Ever since the second intifada started, he’s heard the voices speaking out against the Israeli government, whether for being too tough on the Palestinians, or not tough enough. He claims there is room for most of these voices in the CJN.
“It’s like a Passover fable,” he says, referring to a story about four sons getting together for the holiday dinner. The name of one is the Wise, who knows all the rules and follows them; one is the Naïve, who is not yet experienced with all Jewish laws; the third is the Immature, who is too embarrassed to ask about the rules and obligations and, therefore, cannot commit to them correctly; the last one is the Evil, since he refuses to understand what all these rules mean to the other Jews. The lesson, concludes Ben-Dat, is that “there is room for all of the different types at the dinner table.” Except, perhaps, for the one known as Dissent.
“We write for an opinionated, well-read, not-reluctant-to-express-themselves community,” continues Ben-Dat.
And in his opinion, this community is a mirror image of the one in Israel. When dealing with this type of audience, he adds, it’s impossible to satisfy everybody.
But that doesn’t mean he won’t keep trying. Later in the production day he finds another possible cover picture.
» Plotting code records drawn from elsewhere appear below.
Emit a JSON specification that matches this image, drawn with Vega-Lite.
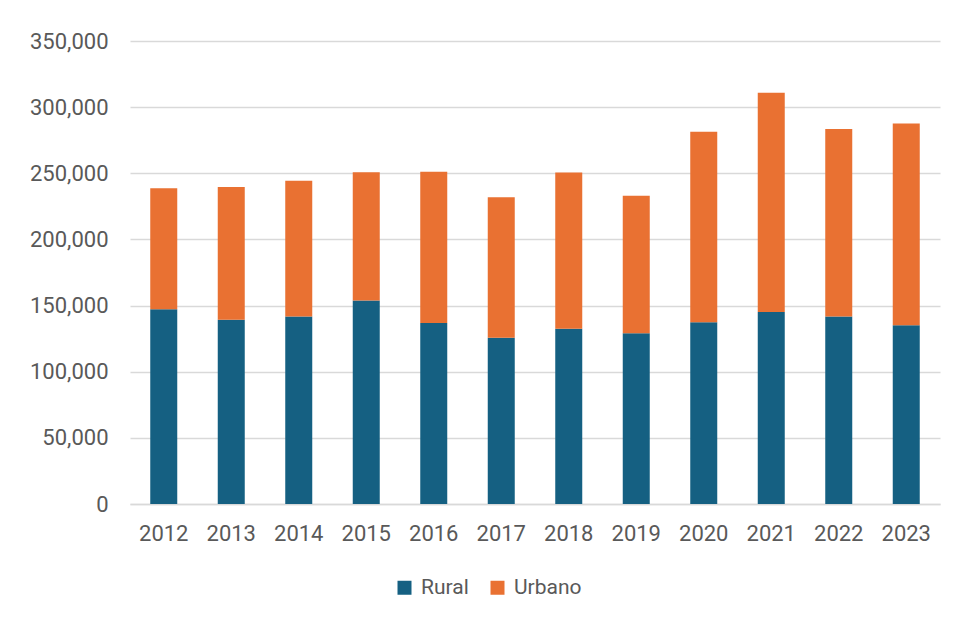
{
  "$schema": "https://vega.github.io/schema/vega-lite/v6.json",
  "width": 810,
  "height": 463,
  "autosize": {"type": "none"},
  "padding": {"left": 130, "top": 41, "right": 16, "bottom": 115},
  "background": "#ffffff",
  "config": {
    "view": {"stroke": null},
    "font": "Roboto",
    "axis": {"labelFont": "Roboto", "labelColor": "#595959", "labelFontSize": 22},
    "legend": {"labelFont": "Roboto", "labelColor": "#595959", "labelFontSize": 21}
  },
  "data": {
    "values": [
      {"year": "2012", "area": "Rural", "value": 147200},
      {"year": "2012", "area": "Urbano", "value": 91400},
      {"year": "2013", "area": "Rural", "value": 139200},
      {"year": "2013", "area": "Urbano", "value": 100450},
      {"year": "2014", "area": "Rural", "value": 141700},
      {"year": "2014", "area": "Urbano", "value": 102700},
      {"year": "2015", "area": "Rural", "value": 153800},
      {"year": "2015", "area": "Urbano", "value": 96900},
      {"year": "2016", "area": "Rural", "value": 136900},
      {"year": "2016", "area": "Urbano", "value": 114300},
      {"year": "2017", "area": "Rural", "value": 125600},
      {"year": "2017", "area": "Urbano", "value": 106200},
      {"year": "2018", "area": "Rural", "value": 132400},
      {"year": "2018", "area": "Urbano", "value": 118100},
      {"year": "2019", "area": "Rural", "value": 129100},
      {"year": "2019", "area": "Urbano", "value": 104000},
      {"year": "2020", "area": "Rural", "value": 137400},
      {"year": "2020", "area": "Urbano", "value": 144000},
      {"year": "2021", "area": "Rural", "value": 145200},
      {"year": "2021", "area": "Urbano", "value": 165700},
      {"year": "2022", "area": "Rural", "value": 141700},
      {"year": "2022", "area": "Urbano", "value": 141800},
      {"year": "2023", "area": "Rural", "value": 135100},
      {"year": "2023", "area": "Urbano", "value": 152600}
    ]
  },
  "mark": {"type": "bar", "width": 27},
  "encoding": {
    "x": {
      "field": "year",
      "type": "ordinal",
      "title": null,
      "scale": {"paddingInner": 0.6, "paddingOuter": 0.3},
      "axis": {
        "labelAngle": 0,
        "ticks": false,
        "domainColor": "#d9d9d9",
        "domainWidth": 1.5,
        "labelPadding": 19
      }
    },
    "y": {
      "field": "value",
      "type": "quantitative",
      "title": null,
      "stack": "zero",
      "scale": {"domain": [0, 350000], "nice": false},
      "axis": {
        "values": [0, 50000, 100000, 150000, 200000, 250000, 300000, 350000],
        "format": ",d",
        "domain": false,
        "ticks": false,
        "gridColor": "#d9d9d9",
        "gridWidth": 1.5,
        "labelPadding": 22
      }
    },
    "color": {
      "field": "area",
      "type": "nominal",
      "title": null,
      "scale": {"domain": ["Rural", "Urbano"], "range": ["#156082", "#E97132"]},
      "legend": {
        "orient": "none",
        "direction": "horizontal",
        "legendX": 264,
        "legendY": 536,
        "symbolType": "square",
        "symbolSize": 196,
        "symbolStrokeWidth": 0,
        "symbolOpacity": 1,
        "columnPadding": 18,
        "labelOffset": 6
      }
    },
    "order": {"field": "area", "sort": "ascending"}
  }
}
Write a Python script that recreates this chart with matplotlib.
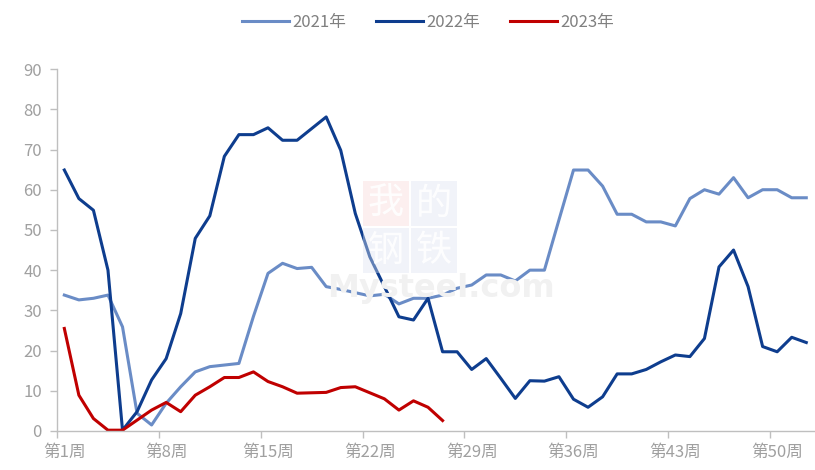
import numpy as np
import matplotlib
matplotlib.use("Agg")
import matplotlib.pyplot as plt
from matplotlib.patches import Rectangle

plt.rcParams['font.family'] = ['Noto Sans CJK SC', 'DejaVu Sans']

# weekly values
weeks = list(range(1, 53))
y2021 = [33.8, 32.6, 33.0, 33.8, 25.9, 4.4, 1.5, 6.9, 11.0, 14.7,
         16.0, 16.4, 16.8, 28.5, 39.2, 41.7, 40.4, 40.7, 35.9, 35.2,
         34.4, 33.6, 34.0, 31.6, 33.0, 33.0, 33.8, 35.5, 36.3, 38.8,
         38.8, 37.3, 40.0, 40.0, 52.5, 64.9, 64.9, 60.9, 53.9, 53.9,
         52.0, 52.0, 51.0, 57.8, 60.0, 58.9, 63.0, 58.0, 60.0, 60.0,
         58.0, 58.0]
y2022 = [64.9, 57.8, 54.9, 40.0, 0.2, 4.8, 12.7, 18.0, 29.2, 47.9,
         53.5, 68.3, 73.7, 73.7, 75.4, 72.3, 72.3, 75.2, 78.1, 69.8,
         54.1, 43.3, 35.9, 28.4, 27.6, 33.0, 19.7, 19.7, 15.3, 18.0,
         13.1, 8.1, 12.5, 12.4, 13.5, 7.9, 5.9, 8.5, 14.2, 14.2,
         15.3, 17.2, 18.9, 18.5, 23.0, 40.8, 45.0, 35.9, 21.0, 19.7,
         23.3, 22.0]
y2023 = [25.5, 8.9, 3.1, 0.2, 0.2, 2.7, 5.2, 7.1, 4.8, 8.9,
         11.0, 13.3, 13.3, 14.7, 12.3, 11.0, 9.4, 9.5, 9.6, 10.8,
         11.0, 9.5, 8.0, 5.2, 7.5, 5.9, 2.6]
label_weeks = [1, 8, 15, 22, 29, 36, 43, 50]

fig = plt.figure(figsize=(8.15, 4.7), dpi=100)
ax = fig.add_axes([0.07, 0.083, 0.93, 0.77])

# faint watermark
for (bx, by, ch, fc) in [(0, 1, '我', '#F8D8D8'), (1, 1, '的', '#DDE3F0'),
                          (0, 0, '钢', '#DDE3F0'), (1, 0, '铁', '#DDE3F0')]:
    x0 = 363 + bx * 48
    y0 = 470 - 273 + by * 47
    fig.patches.append(Rectangle((x0 / 815, y0 / 470), 46 / 815, 45 / 470,
                                 transform=fig.transFigure, facecolor=fc,
                                 alpha=0.4, edgecolor='none', zorder=0))
    fig.text((x0 + 23) / 815, (y0 + 22) / 470, ch, ha='center', va='center',
             fontsize=26, color='white', alpha=0.9, zorder=0.5)
fig.text(441 / 815, 182 / 470, 'Mysteel.com', ha='center', va='center',
         fontsize=23, fontweight='bold', color='#F1F1F1', zorder=0.5,
         family='DejaVu Sans')

ax.patch.set_alpha(0)
ax.plot(weeks, y2021, color='#6A8CC6', lw=2.2, label='2021年')
ax.plot(weeks, y2022, color='#0E3D8E', lw=2.2, label='2022年')
ax.plot(weeks[:len(y2023)], y2023, color='#C00000', lw=2.2, label='2023年')

ax.set_xlim(0.5, 52.6)
ax.set_ylim(0, 90)
ax.set_yticks(range(0, 91, 10))
ax.set_xticks(label_weeks)
ax.set_xticklabels(['第%d周' % w for w in label_weeks])
ax.set_xticks([w - 0.5 for w in label_weeks], minor=True)
ax.tick_params(axis='x', which='major', length=0, pad=9)
ax.tick_params(axis='x', which='minor', length=5, color='#BFBFBF', width=1)
ax.tick_params(axis='y', length=5, color='#BFBFBF', width=1, pad=6)
ax.tick_params(labelsize=12, labelcolor='#A0A0A0')
for s in ['top', 'right']:
    ax.spines[s].set_visible(False)
for s in ['left', 'bottom']:
    ax.spines[s].set_color('#BFBFBF')
    ax.spines[s].set_linewidth(1)

fig.legend(loc='center', bbox_to_anchor=(428 / 815, 1 - 22 / 470), ncol=3,
           frameon=False, fontsize=12, labelcolor='#808080',
           handlelength=2.8, handletextpad=0.2, columnspacing=1.8)

fig.savefig('out.png', dpi=100)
He’s not yet sure whether this is the one, but it is a testament to striking the right balance: it’s a photograph of two billboards, standing side by side on a Tel Aviv highway.
One of the billboards is white and blue, the colours of the Israeli flag. It reads: “The people have decided to get out of Gaza.” The other is in blood red and pitch black. A tear is painted in its middle and the text reads,”Sharon is tearing the people apart.”